Avec « Nous en resterons là » , qui traite notamment de la psychanalyse et de l’emprise du thérapeute sur son patient, on se trouve rapidement happé par ce huis clos psychologique, étouffant, qu’on lit presque en apnée. On découvre l’histoire de Margot Cellier, 17 ans, ses secrets, son calvaire, qu’elle va partager avec son psychiatre, le Dr Achille Donnelheur.
Achille Donnelheur est très patient. Il demande sans cesse à Margot de répéter, de reformuler, pour aider la jeune adolescente à une certaine prise de conscience. Il fume sa pipe et observe minutieusement sa patiente. Chaque semaine, il a rendez-vous avec elle pour quarante-cinq minutes. Il attend cette cure de parole avec impatience, et elle aussi. Il décortique, il associe, met des mots. Margot lui fait confiance. Petit à petit, Achille devient pour elle un régulateur, une référence, elle finit par ne plus pouvoir se passer de cette séance hebdomadaire de cure de la parole. Elle fait tout ce qu’il lui demande ou recommande, sans recul, sans se poser de questions.
Ce roman traite de confiance, de sidération, de déni, de culpabilité, de double victimisation, d’aveuglement, de transfert et de contre-transfert, de manipulation et de perversité. Pour arriver au cabinet feutré du Dr Donnelheur, Margot doit passer chaque fois devant un miroir public et ce miroir parfois déformant va révéler régulièrement la manière dont Margot se perçoit, ses doutes, ses réflexions.

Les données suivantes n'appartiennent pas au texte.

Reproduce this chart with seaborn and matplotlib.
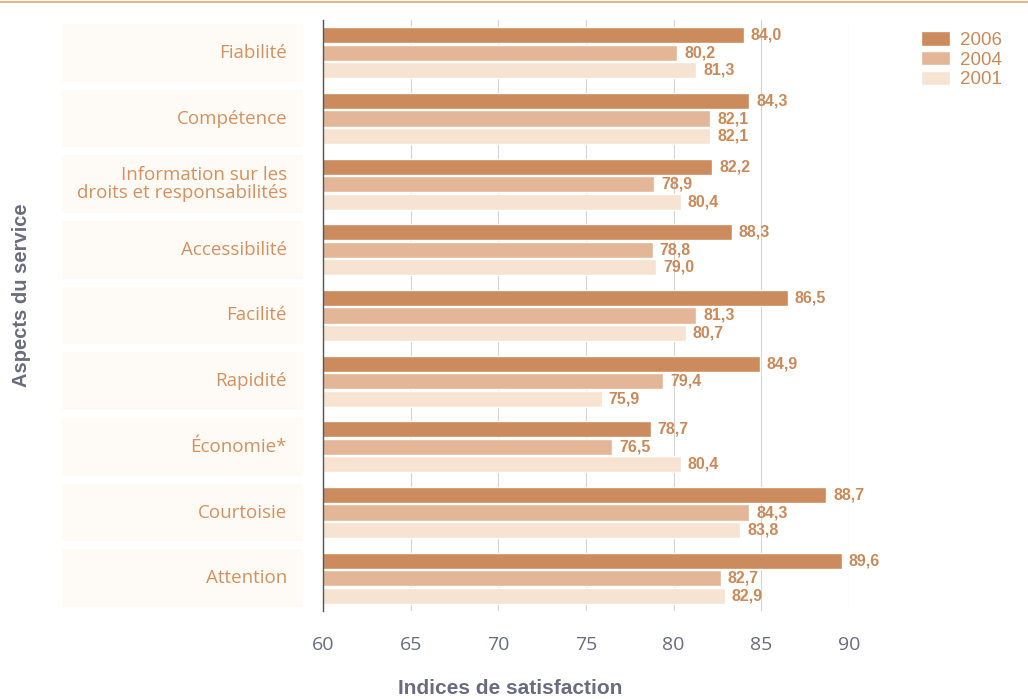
import matplotlib
matplotlib.use("Agg")
import matplotlib.pyplot as plt
import matplotlib.patches as mpatches
from matplotlib.lines import Line2D
import matplotlib.transforms as mtransforms
import seaborn as sns
import pandas as pd

categories = ["Fiabilité", "Compétence", "Information sur les\ndroits et responsabilités",
              "Accessibilité", "Facilité", "Rapidité", "Économie*", "Courtoisie", "Attention"]
years = ["2006", "2004", "2001"]
v2006 = [84.0, 84.3, 82.2, 83.3, 86.5, 84.9, 78.7, 88.7, 89.6]
v2004 = [80.2, 82.1, 78.9, 78.8, 81.3, 79.4, 76.5, 84.3, 82.7]
v2001 = [81.3, 82.1, 80.4, 79.0, 80.7, 75.9, 80.4, 83.8, 82.9]
# printed label differs from bar length in the original (Accessibilité 2006)
label_overrides = {(3, "2006"): "88,3"}
xticks = [60, 65, 70, 75, 80, 85, 90]

rows = []
for i, c in enumerate(categories):
    for y, vals in zip(years, [v2006, v2004, v2001]):
        rows.append({"cat": c, "year": y, "val": vals[i]})
df = pd.DataFrame(rows)

sns.set_style("white")
palette = {"2006": "#cc8b5c", "2004": "#e2b696", "2001": "#f7e3d2"}
label_col = "#c98a5a"
gray_text = "#6a6c7e"

fig = plt.figure(figsize=(10.28, 6.99), dpi=100)
ax = fig.add_axes([323/1028, 1-611/699, (849-323)/1028, (611-20)/699])

sns.barplot(data=df, y="cat", x="val", hue="year", hue_order=years, order=categories,
            palette=palette, orient="h", width=0.8, gap=0.08, ax=ax, legend=True,
            zorder=2, saturation=1)

ax.set_xlim(60, 90)
ax.set_ylim(8.5, -0.5)
ax.set_xticks(xticks)
ax.set_xticklabels([str(t) for t in xticks], fontsize=14, color=gray_text, family="Open Sans")
ax.tick_params(axis="x", length=0, pad=18)
ax.set_yticks([])
ax.set_xlabel("")
ax.set_ylabel("")
ax.grid(axis="x", color="#d4d4d4", lw=0.8, zorder=0)
ax.set_axisbelow(True)
for s in ["top", "right", "bottom"]:
    ax.spines[s].set_visible(False)
ax.spines["left"].set_color("#555555")
ax.spines["left"].set_linewidth(1.0)

# value labels
for cont, y in zip(ax.containers, years):
    labs = []
    for i, bar in enumerate(cont):
        w = bar.get_width()
        labs.append(label_overrides.get((i, y), f"{w:.1f}".replace(".", ",")))
    ax.bar_label(cont, labels=labs, padding=5, fontsize=11.5, fontweight="bold",
                 color=label_col, family="Liberation Sans")

# category labels with faint background bands
trans = mtransforms.blended_transform_factory(fig.transFigure, ax.transData)
for i, c in enumerate(categories):
    rect = mpatches.Rectangle((62/1028, i - 0.44), (303-62)/1028, 0.88, transform=trans,
                              facecolor="#fefaf6", edgecolor="none", zorder=0)
    fig.add_artist(rect)
    fig.text(287/1028, i, c, transform=trans, ha="right", va="center", fontsize=13.5,
             color="#d4915d", family="Open Sans", linespacing=1.0)

# legend
leg = ax.legend(loc="upper left", bbox_to_anchor=(912/1028, 1-22/699),
                bbox_transform=fig.transFigure, frameon=False, fontsize=13.5,
                borderpad=0, handlelength=1.55, handleheight=0.8, handletextpad=0.5,
                labelspacing=0.1)
for t in leg.get_texts():
    t.set_color(label_col)
    t.set_family("Liberation Sans")

# axis titles
fig.text(510/1028, 1-689/699, "Indices de satisfaction", ha="center", va="center",
         fontsize=15, fontweight="bold", color=gray_text, family="Liberation Sans")
fig.text(22/1028, 1-295/699, "Aspects du service", ha="center", va="center", rotation=90,
         fontsize=14.5, fontweight="bold", color=gray_text, family="Liberation Sans")

# top rule
fig.add_artist(Line2D([0, 1], [1-2/699, 1-2/699], transform=fig.transFigure,
                      color="#e6b58c", lw=1.5))

fig.savefig("out.png", dpi=100)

Margot doit « tout dire comme ça vient, sans rien censurer » alors que pour son psychiatre le silence est d’or et chaque mot est pesé. Cette asymétrie dans la relation psychiatre/patient est au cœur de ce roman, où chaque protagoniste s’attache à l’autre, avec sensibilité ou déraison. On ressent avec désolation la domination, la supériorité, la manipulation du médecin sur sa patiente. Et pourtant, le Dr Donnelheur parle beaucoup des limites de l’analyse ou de la psychanalyse, des frontières à ne pas dépasser, de l’interdiction de transgresser certaines règles. Où doit s’arrêter la thérapie ? A quel moment est-il préférable qu’elle s’arrête ? Comment doit-elle s’arrêter ? Il semble difficile de « couper le cordon » avec son thérapeute …
Un roman déroutant sur des sujets délicats, une lecture en apnée pour découvrir cette relation analyste/analysant, une histoire difficile qui (malheureusement) se répète, « Nous en resterons là » est un roman relativement court qui ne vous laissera pas indifférent(e).
Je remercie les Editions du Rocher et Netgalley pour cette lecture dont je retiens, pour Margot, l’espoir d’une guérison.